# Specific 3D Printers, Scanners, & Hardware > CTC 3D Printers >  CTC Clicking when loading filament..

## adrianq

Hello all, 

My CTC printer has always had this clicking when loading filament or when printing a raft.  I figured it was a combination of the cheap filament that came with the printer and not having a spring loaded block.  However, I recently upgraded to a spring loaded block and purchased filament from Hatchbox and PolyMaker.  To my dismay it still clicks.  I have finally gotten around to upload a Youtube video that demonstrates this: https://youtu.be/0JXe3XhbJs8


The filament being loaded is from Hatchbox PLA, but it also happens with Hatchbox ABS and Polymaker PLA.  The clicking sound is audible during loading of filament and when printing a raft.  it quiets down after printing a raft.  I was thinking it could be that the nozzle was to close to the build plate, but It happens when printing in air (as demonstrated in the video).  Increasing the speed doesn't seem to help either.


Also, the spring loaded block came with a new drive gear that has much stronger teeth than the stock part.




I would love to get everyone's idea about what it could be and steps to correct it.

----------


## Mjolinor

It is probably too low current being supplied from the stepper driver, you can probably tweak it a bit. It may also be your temperature too low either because you are setting it too low or maybe the temperature feedback circuit is reading high. First step is to turn up your print temperature and see how that goes.

Spring loaded extruder isn't really an improvement or an upgrade, it is just different for different uses. Do not lose your old bits, you may  need them.

----------


## Geoff

> Hello all, 
> 
> My CTC printer has always had this clicking when loading filament or when printing a raft.  I figured it was a combination of the cheap filament that came with the printer and not having a spring loaded block.  However, I recently upgraded to a spring loaded block and purchased filament from Hatchbox and PolyMaker.  To my dismay it still clicks.  I have finally gotten around to upload a Youtube video that demonstrates this: https://youtu.be/0JXe3XhbJs8
> 
> 
> The filament being loaded is from Hatchbox PLA, but it also happens with Hatchbox ABS and Polymaker PLA.  The clicking sound is audible during loading of filament and when printing a raft.  it quiets down after printing a raft.  I was thinking it could be that the nozzle was to close to the build plate, but It happens when printing in air (as demonstrated in the video).  Increasing the speed doesn't seem to help either.
> 
> 
> Also, the spring loaded block came with a new drive gear that has much stronger teeth than the stock part.
> ...


Failing any of Mjo's suggestions,  My CTC came with some very old and bad plastic in the nozzle, one worked, the other didn't.

I took the fan off, unplug the stepper motor, take that out, turn the heat on the extruder and then use an E guitar string to poke UP through the tiny hole and out through the top, you will see the gunk come out with that out of the pipe. Then pull the string up through and out - not back down again this will just put the gunk back in. 

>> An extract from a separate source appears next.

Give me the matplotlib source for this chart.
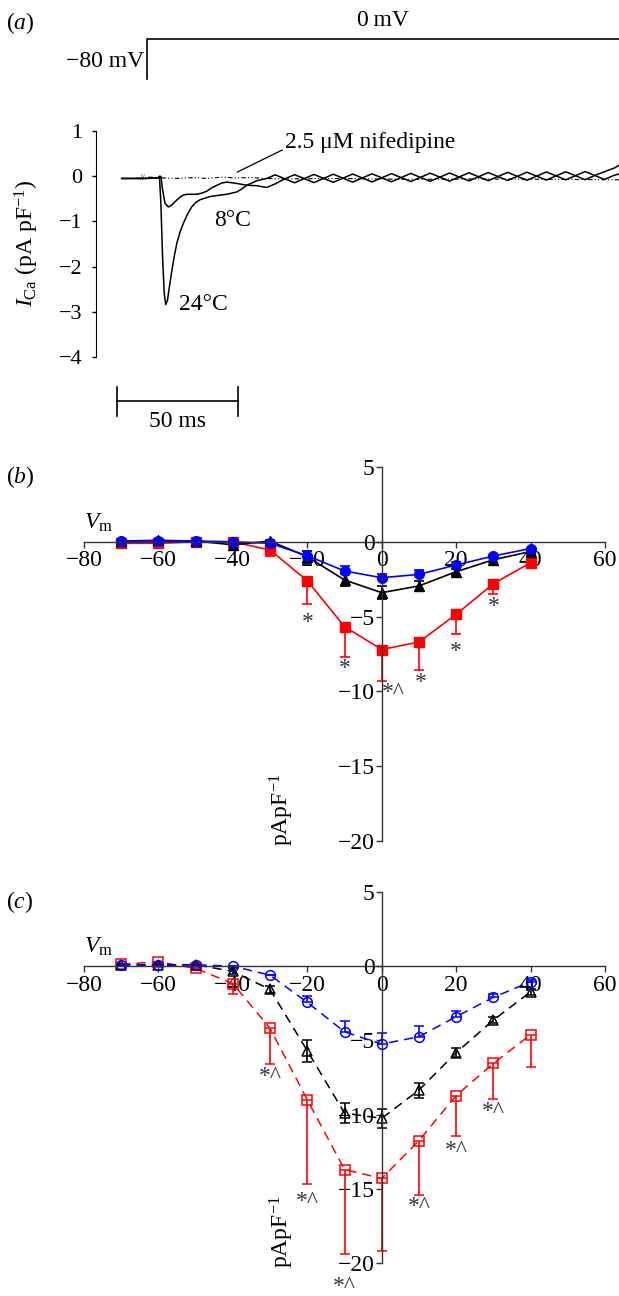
import matplotlib
matplotlib.use("Agg")
import matplotlib.pyplot as plt

plt.rcParams["font.family"] = ["Liberation Serif", "DejaVu Serif"]
plt.rcParams["mathtext.fontset"] = "custom"
plt.rcParams["mathtext.rm"] = "Liberation Serif"
plt.rcParams["mathtext.it"] = "Liberation Serif:italic"

# ---- panel (a): example currents, time in ms, current in pA/pF ----
t_24c = [10.6, 20, 25.5, 26.2, 26.8, 27.5, 28.2, 28.8, 29.5, 30.3, 31.3, 32.4,
         33.4, 34.8, 36.1, 37.8, 39.5, 41.2, 43.0, 47.1, 51, 54.0, 58.1, 60,
         62.3, 66.4, 70.5,
         74, 78, 82, 86, 90, 94, 98, 102, 106, 110, 114, 118, 122, 126, 130,
         134, 138, 142, 146, 150, 154, 158, 162, 166, 170, 174, 178, 182, 186,
         190, 194, 198, 202, 206, 210, 214, 216]
i_24c = [-0.05, -0.05, -0.04, 0.0, -0.6, -1.8, -2.6, -2.84, -2.75, -2.45, -2.1, -1.75,
         -1.48, -1.22, -1.04, -0.84, -0.68, -0.58, -0.52, -0.45, -0.42, -0.40, -0.35, -0.29,
         -0.2, -0.1, -0.05,
         0.03, -0.058, -0.146, -0.053, 0.039, -0.049, -0.136, -0.044, 0.048, -0.039, -0.127,
         -0.035, 0.057, -0.030, -0.118, -0.026, 0.067, -0.021, -0.109, -0.017, 0.076,
         -0.012, -0.100, -0.007, 0.085, -0.003, -0.091, 0.002, 0.094, 0.007, -0.081,
         0.011, 0.103, 0.016, -0.072, 0.02, 0.05]

t_8c = [10.6, 20, 26.2, 26.8, 27.5, 28.5, 29.9, 31, 32, 33.5, 34.8, 36, 37.5,
        41.7, 44, 45.8, 48, 50, 52, 54, 58.1, 62.3, 66.4, 70.5,
        74, 78, 82, 86, 90, 94, 98, 102, 106, 110, 114, 118, 122, 126, 130,
        134, 138, 142, 146, 150, 154, 158, 162, 166, 170, 174, 178, 182, 186,
        190, 194, 198, 202, 206, 210, 214, 216]
i_8c = [-0.05, -0.05, -0.04, 0.0, -0.3, -0.6, -0.68, -0.65, -0.6, -0.52, -0.46, -0.42, -0.40,
        -0.40, -0.37, -0.33, -0.25, -0.2, -0.15, -0.13, -0.16, -0.2, -0.21, -0.25,
        -0.17, -0.058, 0.034, -0.053, -0.141, -0.049, 0.044, -0.044, -0.132, -0.039, 0.053,
        -0.035, -0.123, -0.030, 0.062, -0.026, -0.113, -0.021, 0.071, -0.017, -0.104,
        -0.012, 0.080, -0.007, -0.095, -0.003, 0.089, 0.002, -0.086, 0.007, 0.098,
        0.011, -0.077, 0.016, 0.10, 0.18, 0.24]

t_nif = [10.6, 16, 22, 28, 34, 40, 46, 52, 58, 64, 70, 80, 100, 130, 160, 190, 216]
i_nif = [-0.05, -0.05, -0.02, -0.04, -0.05, -0.03, -0.05, -0.02, -0.04, -0.03, -0.05,
         -0.06, -0.05, -0.07, -0.06, -0.07, -0.08]

step_on_ms = 21.1
scale_bar_ms = 50

# ---- panels (b) and (c): I-V relations ----
vm = [-70, -60, -50, -40, -30, -20, -10, 0, 10, 20, 30, 40]

b_red = [-0.1, -0.1, 0.0, 0.0, -0.55, -2.6, -5.67, -7.2, -6.7, -4.85, -2.8, -1.4]
b_red_err = [0, 0, 0, 0, 0.38, 1.55, 2.0, 2.1, 1.9, 1.3, 0.7, 0.3]
b_black = [0.05, 0.1, 0.05, -0.2, 0.05, -1.0, -2.55, -3.4, -2.95, -2.0, -1.2, -0.65]
b_black_err = [0.05, 0.05, 0.05, 0.05, 0.05, 0.4, 0.4, 0.45, 0.33, 0.2, 0.12, 0.1]
b_blue = [0.05, 0.05, 0.05, 0.0, -0.1, -0.93, -1.95, -2.4, -2.18, -1.55, -0.95, -0.45]
b_blue_err = [0, 0, 0, 0, 0, 0.33, 0.33, 0.22, 0.29, 0.22, 0.1, 0.05]
b_marks = [(-20, -5.4, "*"), (-10, -8.5, "*"), (3, -10.1, "*^"),
           (10.5, -9.4, "*"), (20, -7.3, "*"), (30, -4.3, "*")]

c_red = [0.13, 0.3, -0.15, -1.17, -4.19, -9.0, -13.7, -14.3, -11.75, -8.72, -6.55, -4.62]
c_red_err = [0, 0, 0, 0.67, 2.4, 5.66, 5.7, 4.9, 3.7, 2.7, 2.4, 2.2]
c_black = [0.1, 0.1, 0.1, -0.35, -1.57, -5.7, -9.9, -10.25, -8.35, -5.83, -3.63, -1.73]
c_black_err = [0.05, 0.05, 0.05, 0.2, 0.25, 0.74, 0.65, 0.62, 0.5, 0.3, 0.2, 0.2]
c_blue = [0.1, 0.05, 0.1, 0.0, -0.6, -2.44, -4.42, -5.25, -4.75, -3.4, -2.1, -1.05]
c_blue_err = [0, 0, 0, 0, 0, 0.42, 0.72, 0.78, 0.72, 0.4, 0.2, 0.15]
c_marks = [(-30, -7.45, "*^"), (-20, -15.85, "*^"), (-10, -21.6, "*^"),
           (10, -16.2, "*^"), (20, -12.4, "*^"), (30, -9.8, "*^")]

W, H = 619, 1296
FS = 17


def px_axes(fig, x0, x1, y_top, y_bot):
    return fig.add_axes([x0 / W, 1 - y_bot / H, (x1 - x0) / W, (y_bot - y_top) / H])


def iv_axes(ax):
    ax.set_xlim(-80, 60)
    ax.set_ylim(-20, 5)
    ax.spines["left"].set_position(("data", 0))
    ax.spines["bottom"].set_position(("data", 0))
    for s in ("top", "right"):
        ax.spines[s].set_visible(False)
    for s in ("left", "bottom"):
        ax.spines[s].set_linewidth(1.0)
        ax.spines[s].set_color("#333333")
    ax.set_xticks(range(-80, 61, 20))
    ax.set_yticks(range(-20, 6, 5))
    ax.tick_params(direction="out", length=4, width=1, labelsize=FS, color="#333333")
    ax.tick_params(axis="x", pad=2)
    ax.tick_params(axis="y", pad=1)
    ax.patch.set_alpha(0)
    ax.text(-76, 1.3, r"$V_{\mathrm{m}}$", fontsize=FS, ha="center", va="center")
    ax.text(-26.8, -17.9, r"pApF$^{-1}$", fontsize=FS, rotation=90,
            ha="center", va="center")


def main():
    fig = plt.figure(figsize=(W / 100, H / 100), dpi=100)

    # ---------------- (a) ----------------
    ax = px_axes(fig, 96, 619, 131, 357)
    ax.set_xlim(0, 216)
    ax.set_ylim(-4, 1)
    for s in ("top", "right", "bottom"):
        ax.spines[s].set_visible(False)
    ax.set_xticks([])
    ax.set_yticks(range(-4, 2))
    ax.tick_params(axis="y", direction="out", length=3, width=1, labelsize=16, pad=7)
    ax.patch.set_alpha(0)

    ax.plot(t_nif, i_nif, color="black", lw=0.8, ls=(0, (4, 2, 1, 2, 1, 2)), clip_on=False)
    ax.plot(t_24c, i_24c, color="black", lw=1.1, clip_on=False)
    ax.plot(t_8c, i_8c, color="black", lw=1.1, clip_on=False)
    ax.text(19, -0.05, "//", fontsize=6, ha="center", va="center")

    # voltage protocol
    ax.plot([step_on_ms, step_on_ms, 216], [2.16, 3.04, 3.04], color="black", lw=1.2,
            clip_on=False)
    ax.text(step_on_ms - 1.3, 2.53, "\u221280 mV", fontsize=FS, ha="right", va="center")
    ax.text(118.6, 3.44, "0\u2009mV", fontsize=FS, ha="center", va="center")

    # scale bar
    sb0 = 8.7
    ax.plot([sb0, sb0 + scale_bar_ms], [-4.98, -4.98], color="black", lw=1.2, clip_on=False)
    for xb in (sb0, sb0 + scale_bar_ms):
        ax.plot([xb, xb], [-4.67, -5.31], color="black", lw=1.2, clip_on=False)
    ax.text(sb0 + scale_bar_ms / 2, -5.42, f"{scale_bar_ms} ms", fontsize=FS,
            ha="center", va="center")

    ax.annotate("2.5 \u03bcM nifedipine", xy=(58.3, 0.09), xytext=(78.1, 0.75),
                fontsize=FS, ha="left", va="center",
                arrowprops=dict(arrowstyle="-", color="black", lw=0.9,
                                shrinkA=0, shrinkB=0,
                                relpos=(0, 0.2)))
    ax.text(56.2, -0.97, "8\u00b0C", fontsize=FS, ha="center", va="center")
    ax.text(44.2, -2.84, "24\u00b0C", fontsize=FS, ha="center", va="center")

    fig.text(27 / W, 1 - 243 / H, r"$I_{\mathrm{Ca}}$ (pA pF$^{-1}$)", fontsize=FS,
             rotation=90, ha="center", va="center")
    fig.text(20 / W, 1 - 23 / H, r"($a$)", fontsize=FS, ha="center", va="center")

    # ---------------- (b) ----------------
    ax = px_axes(fig, 84, 605, 467, 841)
    iv_axes(ax)
    ek = dict(capsize=3.5, elinewidth=1.2, capthick=1.2, lw=1.2, ms=7)
    ax.errorbar(vm, b_red, yerr=[b_red_err, [0] * len(vm)], fmt="-s", color="red",
                **ek)
    ax.errorbar(vm, b_black, yerr=b_black_err, fmt="-^", color="black", **ek)
    ax.errorbar(vm, b_blue, yerr=[[0] * len(vm), b_blue_err], fmt="-o", color="blue",
                **ek)
    for x, y, s in b_marks:
        ax.text(x, y, s, fontsize=FS, ha="center", va="center", color="#333333")
    fig.text(20 / W, 1 - 477 / H, r"($b$)", fontsize=FS, ha="center", va="center")

    # ---------------- (c) ----------------
    ax = px_axes(fig, 84, 605, 892, 1263)
    iv_axes(ax)
    ek = dict(capsize=3.5, elinewidth=1.2, capthick=1.2, lw=1.1, ms=7,
              mfc="none", mew=1.1, dashes=(6, 4))
    ax.errorbar(vm, c_red, yerr=[c_red_err, [0] * len(vm)], fmt="-s", color="red",
                **ek)
    ax.errorbar(vm, c_black, yerr=c_black_err, fmt="-^", color="black", **ek)
    ax.errorbar(vm, c_blue, yerr=[[0] * len(vm), c_blue_err], fmt="-o", color="blue",
                **ek)
    for x, y, s in c_marks:
        ax.text(x, y, s, fontsize=FS, ha="center", va="center", color="#333333",
                clip_on=False)
    fig.text(20 / W, 1 - 902 / H, r"($c$)", fontsize=FS, ha="center", va="center")

    fig.savefig("out.png", dpi=100)


if __name__ == "__main__":
    main()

God knows what they put in there to test it but it would not even melt with a lighter under it - once I cleared it out it's worked fine since.

----------


## noiseboy72

It can also be when the extrusion speed is too fast, so the filament is getting pushed into the hot end faster than it can be extruded. Try slowing down the raft printing and see if this helps.

----------


## curious aardvark

what temperature is your preheat set too ? 

If you're trying to push plastic through at too low a temp it will click. 

For pla - your preheat should be around 215-225c - I have mine set at 220. 

When loading different filament don't forget to change the preheat temp to suit the new filament. Pla can be unloaded up to 250c without any issues. 

Switching from pla to xt recently the preheat was set at 250. These days I only ever use the load part. 
Clip the eisting filament where it enters the extruder and load. when the existing stuff stops coming out load the new one. 

Quicker and much easier than trying to unload. 

Whatever your printing temp is - try upping it by 10c. 
For pla these days, I print at 215 or 220.

----------